- _Instructions to follow_:
Copy every line, exactly and only, from the line containing "The picture is" to the line containing "ax = fig.add_axes([369", both lines included.

-------- Extracted data

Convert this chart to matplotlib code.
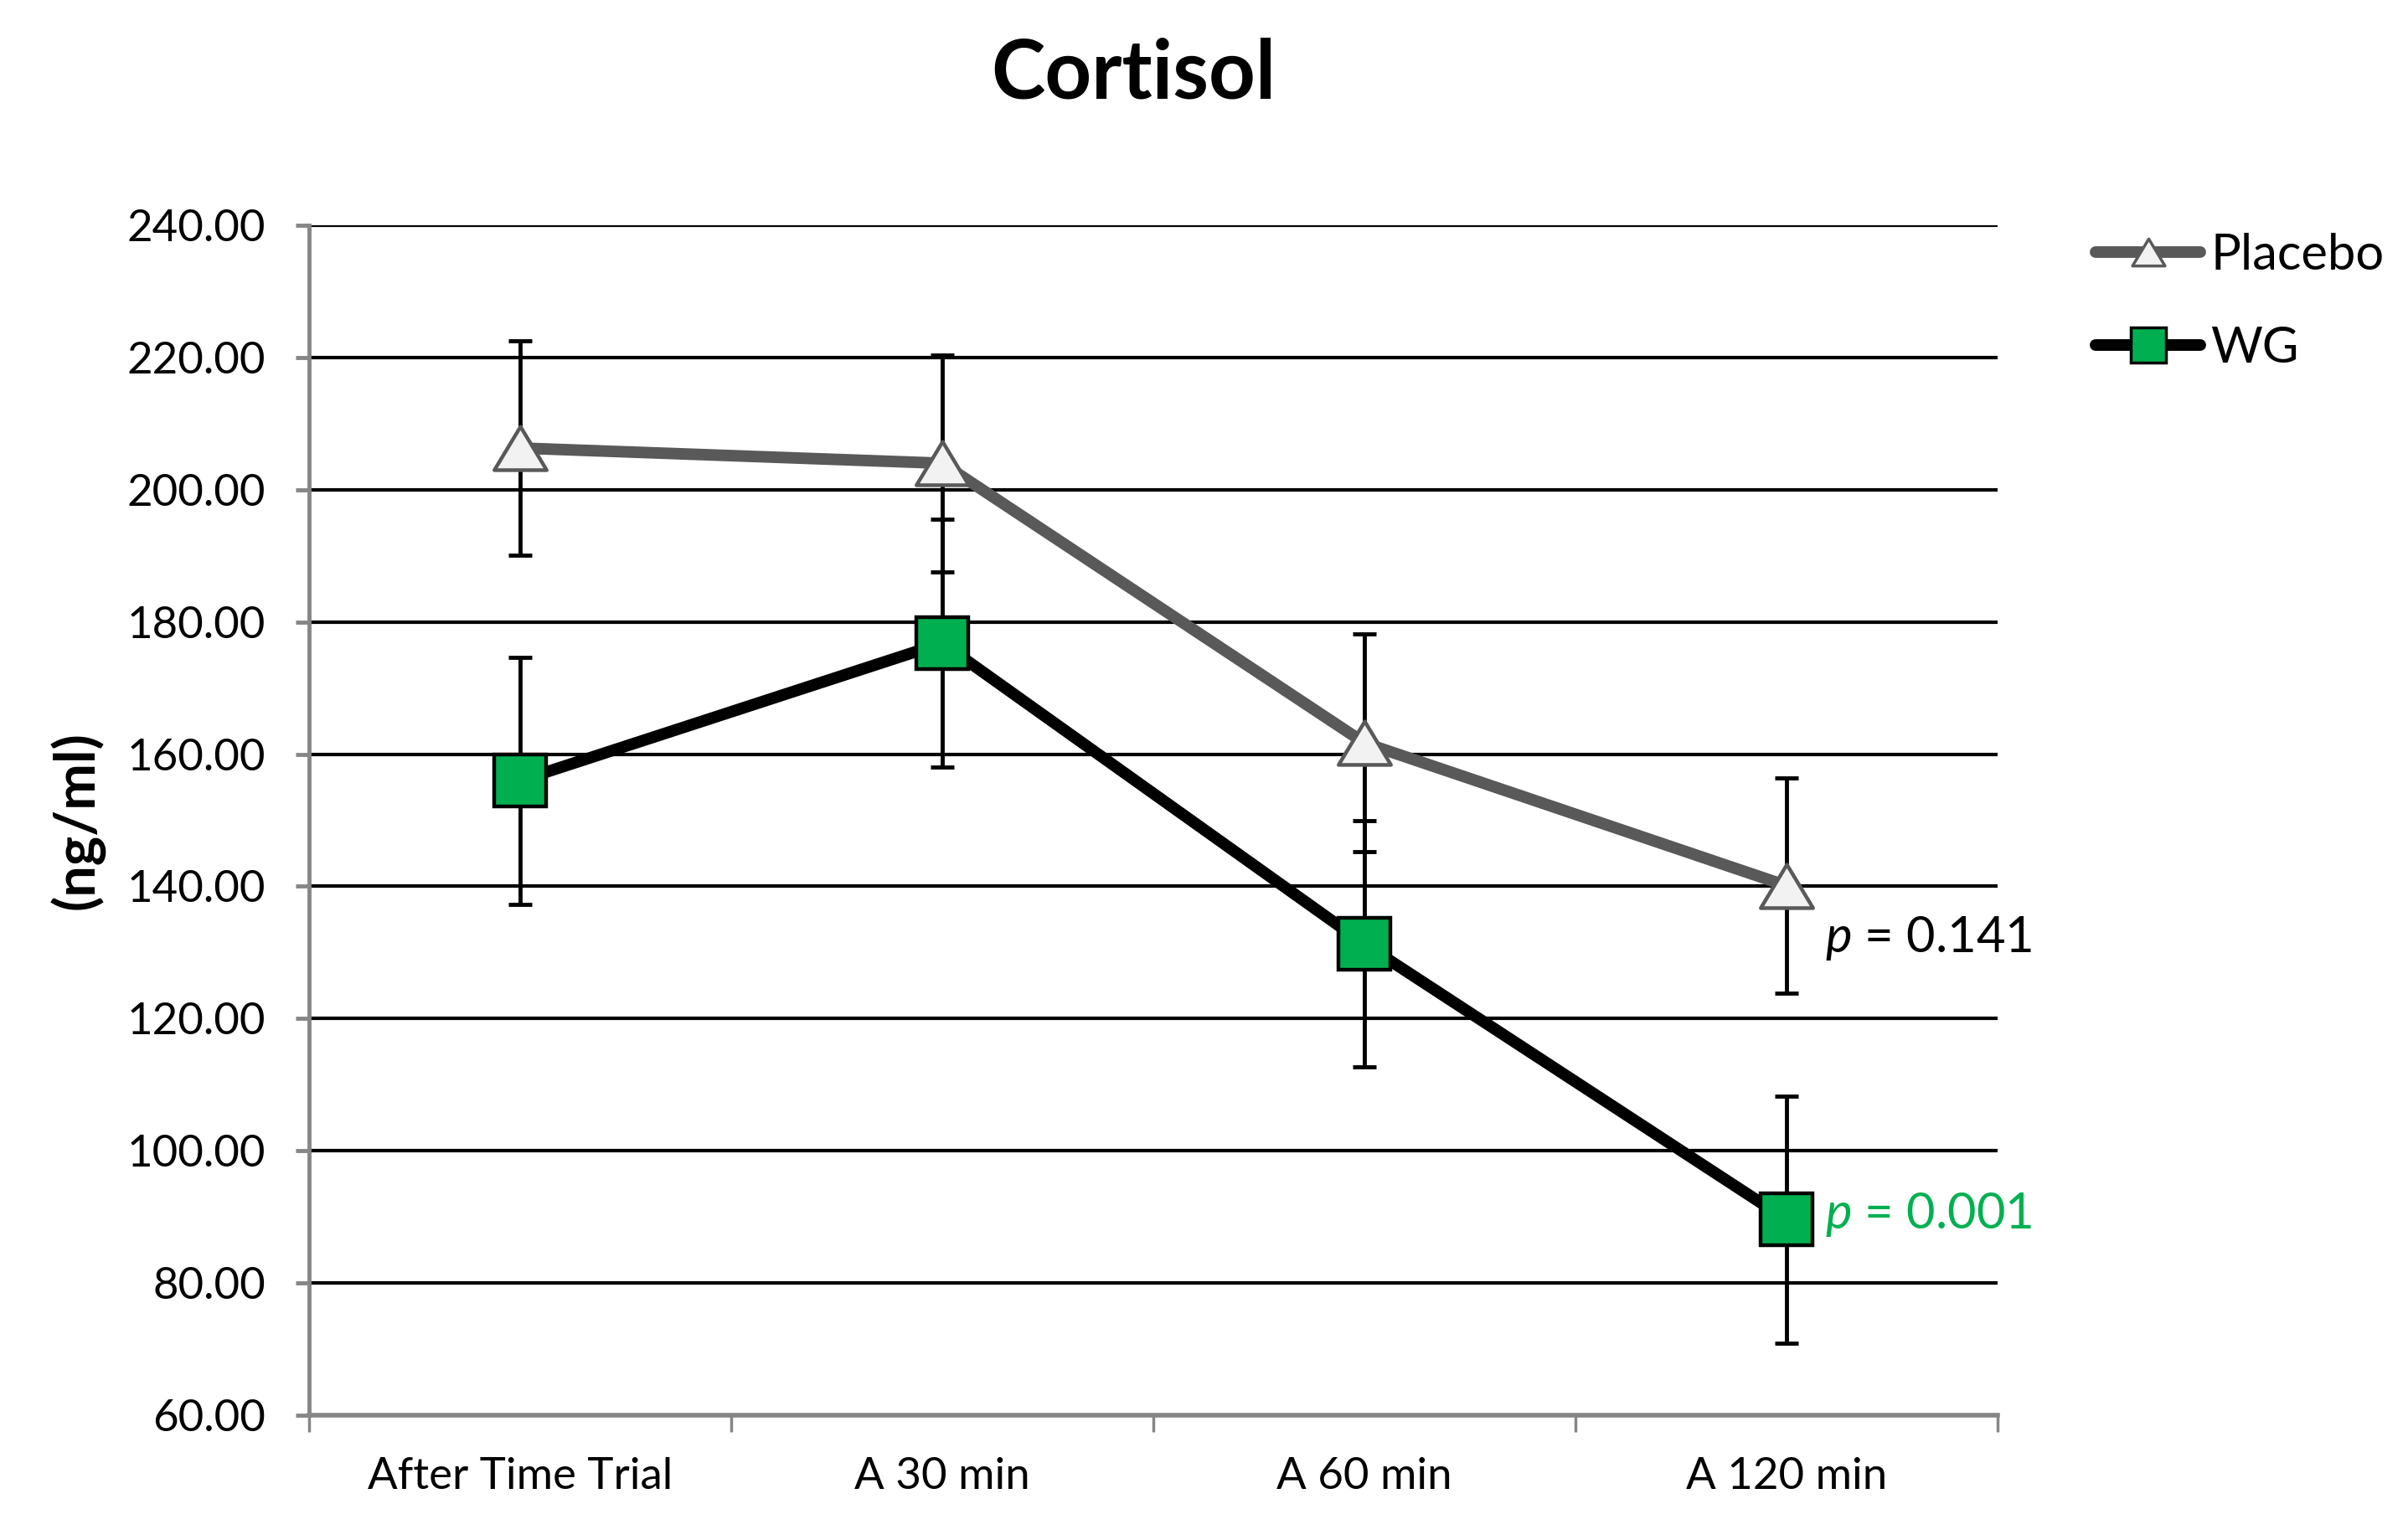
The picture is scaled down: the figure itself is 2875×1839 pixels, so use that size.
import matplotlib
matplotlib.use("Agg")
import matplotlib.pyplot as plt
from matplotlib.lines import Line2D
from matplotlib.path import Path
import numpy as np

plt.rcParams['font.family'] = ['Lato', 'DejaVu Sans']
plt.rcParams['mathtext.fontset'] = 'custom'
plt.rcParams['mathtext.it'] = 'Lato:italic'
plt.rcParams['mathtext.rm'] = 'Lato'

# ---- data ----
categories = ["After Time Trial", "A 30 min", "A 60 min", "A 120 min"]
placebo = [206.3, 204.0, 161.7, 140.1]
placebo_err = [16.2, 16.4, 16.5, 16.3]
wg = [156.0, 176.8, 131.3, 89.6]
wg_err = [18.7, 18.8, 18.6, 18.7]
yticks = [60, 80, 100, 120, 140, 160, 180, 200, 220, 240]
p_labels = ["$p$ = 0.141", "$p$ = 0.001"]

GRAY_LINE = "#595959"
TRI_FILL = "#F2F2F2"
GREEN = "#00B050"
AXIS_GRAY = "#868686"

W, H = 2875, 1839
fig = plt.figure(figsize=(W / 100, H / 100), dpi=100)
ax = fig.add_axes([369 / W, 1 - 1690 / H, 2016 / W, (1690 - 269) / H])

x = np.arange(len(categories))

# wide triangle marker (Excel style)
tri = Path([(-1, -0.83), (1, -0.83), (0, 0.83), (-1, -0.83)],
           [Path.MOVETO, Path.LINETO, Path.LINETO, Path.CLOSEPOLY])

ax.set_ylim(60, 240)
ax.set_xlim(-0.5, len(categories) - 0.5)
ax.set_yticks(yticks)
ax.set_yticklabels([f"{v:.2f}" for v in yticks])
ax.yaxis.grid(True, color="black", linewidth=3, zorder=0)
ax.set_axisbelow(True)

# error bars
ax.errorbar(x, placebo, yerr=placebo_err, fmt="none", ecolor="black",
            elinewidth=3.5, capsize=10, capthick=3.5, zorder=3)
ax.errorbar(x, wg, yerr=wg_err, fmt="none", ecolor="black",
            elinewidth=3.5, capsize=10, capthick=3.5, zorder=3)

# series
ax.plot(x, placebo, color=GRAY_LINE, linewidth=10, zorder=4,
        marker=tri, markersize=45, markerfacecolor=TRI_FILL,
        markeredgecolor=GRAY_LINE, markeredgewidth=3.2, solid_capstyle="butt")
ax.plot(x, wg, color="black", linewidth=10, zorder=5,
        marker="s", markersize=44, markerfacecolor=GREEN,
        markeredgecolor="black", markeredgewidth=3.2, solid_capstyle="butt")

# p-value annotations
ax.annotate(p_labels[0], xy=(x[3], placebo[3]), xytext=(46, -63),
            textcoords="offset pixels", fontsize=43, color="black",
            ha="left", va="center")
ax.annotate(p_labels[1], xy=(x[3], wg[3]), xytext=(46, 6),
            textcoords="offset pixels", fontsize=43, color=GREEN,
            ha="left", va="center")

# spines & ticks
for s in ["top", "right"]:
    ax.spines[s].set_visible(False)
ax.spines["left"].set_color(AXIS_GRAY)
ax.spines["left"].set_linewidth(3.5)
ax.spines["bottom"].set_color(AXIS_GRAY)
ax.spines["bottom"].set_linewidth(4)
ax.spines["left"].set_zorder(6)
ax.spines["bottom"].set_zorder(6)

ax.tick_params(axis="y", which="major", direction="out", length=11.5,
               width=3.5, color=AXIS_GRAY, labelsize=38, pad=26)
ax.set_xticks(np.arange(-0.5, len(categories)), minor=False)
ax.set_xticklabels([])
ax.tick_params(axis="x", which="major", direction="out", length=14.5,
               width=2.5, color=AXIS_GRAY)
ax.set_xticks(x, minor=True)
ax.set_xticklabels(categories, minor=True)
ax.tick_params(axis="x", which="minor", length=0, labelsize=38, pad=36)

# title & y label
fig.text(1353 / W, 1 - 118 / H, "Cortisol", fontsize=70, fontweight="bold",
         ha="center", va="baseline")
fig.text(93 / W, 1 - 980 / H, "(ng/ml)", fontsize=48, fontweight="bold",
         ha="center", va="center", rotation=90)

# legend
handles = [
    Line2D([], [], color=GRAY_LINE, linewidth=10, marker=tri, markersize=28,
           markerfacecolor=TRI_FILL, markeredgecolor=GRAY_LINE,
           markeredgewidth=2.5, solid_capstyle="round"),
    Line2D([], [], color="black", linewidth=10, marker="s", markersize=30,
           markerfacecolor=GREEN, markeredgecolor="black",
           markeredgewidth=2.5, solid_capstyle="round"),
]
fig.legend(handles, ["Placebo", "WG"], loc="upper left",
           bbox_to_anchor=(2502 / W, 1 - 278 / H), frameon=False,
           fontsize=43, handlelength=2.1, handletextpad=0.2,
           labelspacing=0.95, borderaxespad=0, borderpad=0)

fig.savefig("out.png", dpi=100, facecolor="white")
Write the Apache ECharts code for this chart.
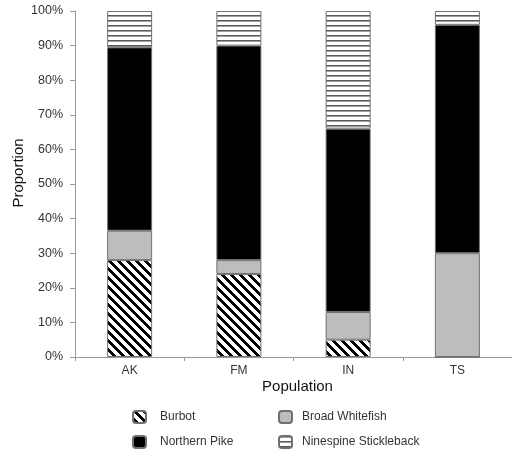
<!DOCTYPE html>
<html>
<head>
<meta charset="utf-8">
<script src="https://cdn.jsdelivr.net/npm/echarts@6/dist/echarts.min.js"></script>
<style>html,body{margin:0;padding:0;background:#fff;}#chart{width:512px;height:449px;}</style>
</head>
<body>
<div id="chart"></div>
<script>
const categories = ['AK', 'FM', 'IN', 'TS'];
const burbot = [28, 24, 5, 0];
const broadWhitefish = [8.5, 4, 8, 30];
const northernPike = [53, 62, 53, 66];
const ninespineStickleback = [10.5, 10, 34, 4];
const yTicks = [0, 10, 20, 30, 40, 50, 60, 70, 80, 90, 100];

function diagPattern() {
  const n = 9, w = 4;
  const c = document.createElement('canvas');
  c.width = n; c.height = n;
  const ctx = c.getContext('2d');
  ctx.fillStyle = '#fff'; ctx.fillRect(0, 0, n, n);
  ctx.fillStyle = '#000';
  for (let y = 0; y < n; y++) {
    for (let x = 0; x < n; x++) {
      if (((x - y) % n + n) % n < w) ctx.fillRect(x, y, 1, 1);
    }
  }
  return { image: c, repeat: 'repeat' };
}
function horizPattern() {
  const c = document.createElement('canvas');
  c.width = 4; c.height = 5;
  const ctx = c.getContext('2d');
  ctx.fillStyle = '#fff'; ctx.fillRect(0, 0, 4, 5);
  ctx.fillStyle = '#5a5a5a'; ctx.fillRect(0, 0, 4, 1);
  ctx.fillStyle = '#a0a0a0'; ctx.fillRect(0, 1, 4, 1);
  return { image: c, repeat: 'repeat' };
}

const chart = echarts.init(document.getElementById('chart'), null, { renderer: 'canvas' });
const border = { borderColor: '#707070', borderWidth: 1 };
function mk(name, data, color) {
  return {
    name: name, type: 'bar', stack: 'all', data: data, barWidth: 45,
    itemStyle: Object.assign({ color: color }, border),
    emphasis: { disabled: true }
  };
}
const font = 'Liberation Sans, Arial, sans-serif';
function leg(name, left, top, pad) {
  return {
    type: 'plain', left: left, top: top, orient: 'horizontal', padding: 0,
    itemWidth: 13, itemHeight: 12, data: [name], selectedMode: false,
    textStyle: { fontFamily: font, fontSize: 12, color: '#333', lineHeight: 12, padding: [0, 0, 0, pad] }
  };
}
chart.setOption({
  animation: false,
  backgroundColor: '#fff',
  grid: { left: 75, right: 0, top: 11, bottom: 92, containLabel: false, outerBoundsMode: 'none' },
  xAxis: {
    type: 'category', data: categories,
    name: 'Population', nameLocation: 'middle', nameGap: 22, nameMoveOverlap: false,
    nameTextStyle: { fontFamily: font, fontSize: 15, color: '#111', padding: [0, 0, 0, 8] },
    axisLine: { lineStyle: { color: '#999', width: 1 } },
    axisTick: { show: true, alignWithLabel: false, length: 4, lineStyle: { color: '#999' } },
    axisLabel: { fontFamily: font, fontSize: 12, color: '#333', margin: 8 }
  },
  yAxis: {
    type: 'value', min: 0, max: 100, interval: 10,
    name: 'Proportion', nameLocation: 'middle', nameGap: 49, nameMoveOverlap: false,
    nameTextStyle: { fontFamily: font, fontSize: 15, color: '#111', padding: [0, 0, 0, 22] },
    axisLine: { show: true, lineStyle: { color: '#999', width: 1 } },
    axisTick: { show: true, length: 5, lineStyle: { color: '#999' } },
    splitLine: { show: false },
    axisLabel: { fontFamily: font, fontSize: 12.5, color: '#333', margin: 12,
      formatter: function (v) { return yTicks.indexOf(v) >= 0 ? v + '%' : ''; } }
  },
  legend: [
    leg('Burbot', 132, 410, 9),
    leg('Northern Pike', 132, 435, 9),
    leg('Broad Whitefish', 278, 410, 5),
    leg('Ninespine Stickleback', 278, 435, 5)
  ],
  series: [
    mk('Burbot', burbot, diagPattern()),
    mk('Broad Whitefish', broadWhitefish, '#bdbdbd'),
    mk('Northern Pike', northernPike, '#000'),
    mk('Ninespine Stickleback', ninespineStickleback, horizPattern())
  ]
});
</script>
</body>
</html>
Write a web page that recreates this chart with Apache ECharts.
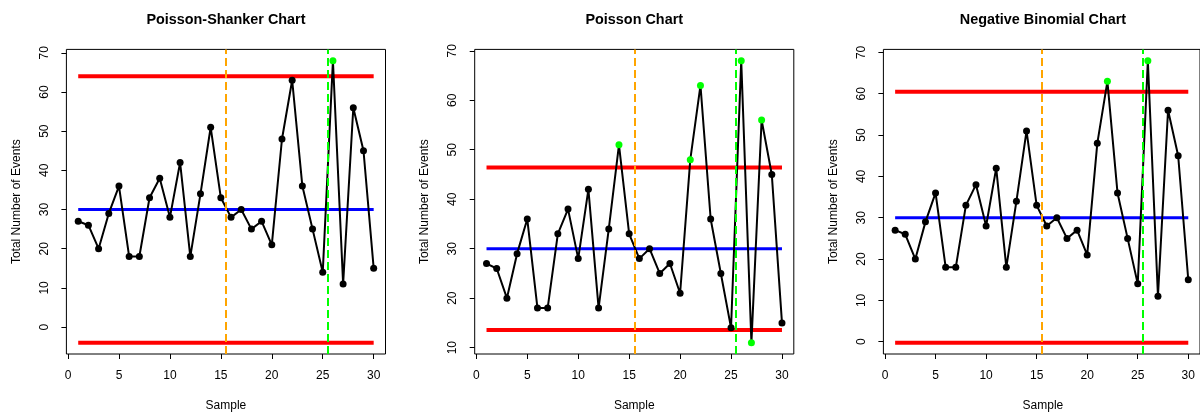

----------------

- _Result below_:
The picture is scaled down: the figure itself is 2875×1839 pixels, so use that size.
import matplotlib
matplotlib.use("Agg")
import matplotlib.pyplot as plt
from matplotlib.lines import Line2D
from matplotlib.path import Path
import numpy as np

plt.rcParams['font.family'] = ['Lato', 'DejaVu Sans']
plt.rcParams['mathtext.fontset'] = 'custom'
plt.rcParams['mathtext.it'] = 'Lato:italic'
plt.rcParams['mathtext.rm'] = 'Lato'

# ---- data ----
categories = ["After Time Trial", "A 30 min", "A 60 min", "A 120 min"]
placebo = [206.3, 204.0, 161.7, 140.1]
placebo_err = [16.2, 16.4, 16.5, 16.3]
wg = [156.0, 176.8, 131.3, 89.6]
wg_err = [18.7, 18.8, 18.6, 18.7]
yticks = [60, 80, 100, 120, 140, 160, 180, 200, 220, 240]
p_labels = ["$p$ = 0.141", "$p$ = 0.001"]

GRAY_LINE = "#595959"
TRI_FILL = "#F2F2F2"
GREEN = "#00B050"
AXIS_GRAY = "#868686"

W, H = 2875, 1839
fig = plt.figure(figsize=(W / 100, H / 100), dpi=100)
ax = fig.add_axes([369 / W, 1 - 1690 / H, 2016 / W, (1690 - 269) / H])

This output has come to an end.